Tech:Incidents/2015-12-28-SiteOutage

From Meta
Jump to navigation Jump to search

Comment (February 2016): while HHVM *did* crash, it crashed because of another (unknown) problem. Since December we have a lot of issues with HHVM, and 98% of the time we are running PHP-FPM. Update (March 2016): the cause of most of the crashes seems to be the Linux OOM-killer. We've implemented a cron that restarts HHVM each two hours, and we'll soon look if we can assign more memory to our servers.

An HHVM overload Something on mw1 brought HHVM down, compared with a lack of notifying during downtime, with as result 22 minutes of downtime (502 errors).

Timeline[edit source]

  • 21:17 HHVM went down, first signs of trouble in the NGINX error log
  • 21:37 Southparkfan: noticed Miraheze went down
  • 21:39 Southparkfan: restarted HHVM. Couldn't initially find why it crashed, until I found a lot of traffic was going to mw1 at the moment HHVM crashed.

Conclusions[edit source]

  • A bot (MJ12Bot was massively requesting dynamic content (special pages) from mw1, and at some point HHVM was not able anymore to keep up with the load, so it crashed.

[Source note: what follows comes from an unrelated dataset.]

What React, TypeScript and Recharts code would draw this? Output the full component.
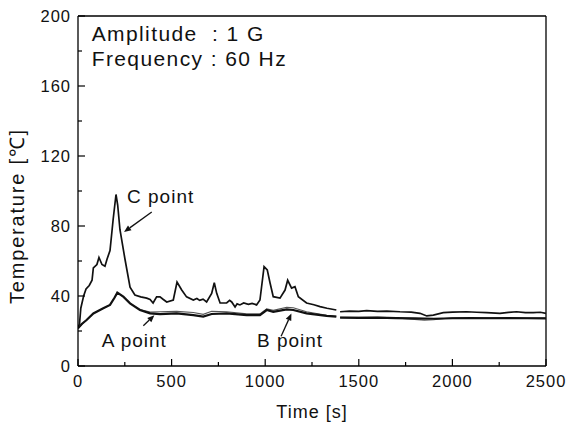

We don't know if this was the case.
  • Icinga failed to notify us when HHVM crashed. It does not have any checks for the HHVM process itself (it only has for HTTP/HTTPS). Because nginx was still running, it mistakenly 'thought' Miraheze was still up.

Actionables[edit source]

Meta[edit source]

  • Online during downtime: Southparkfan
  • Affected services: MediaWiki
  • Signature: Southparkfan (talk) 22:26, 28 December 2015 (UTC)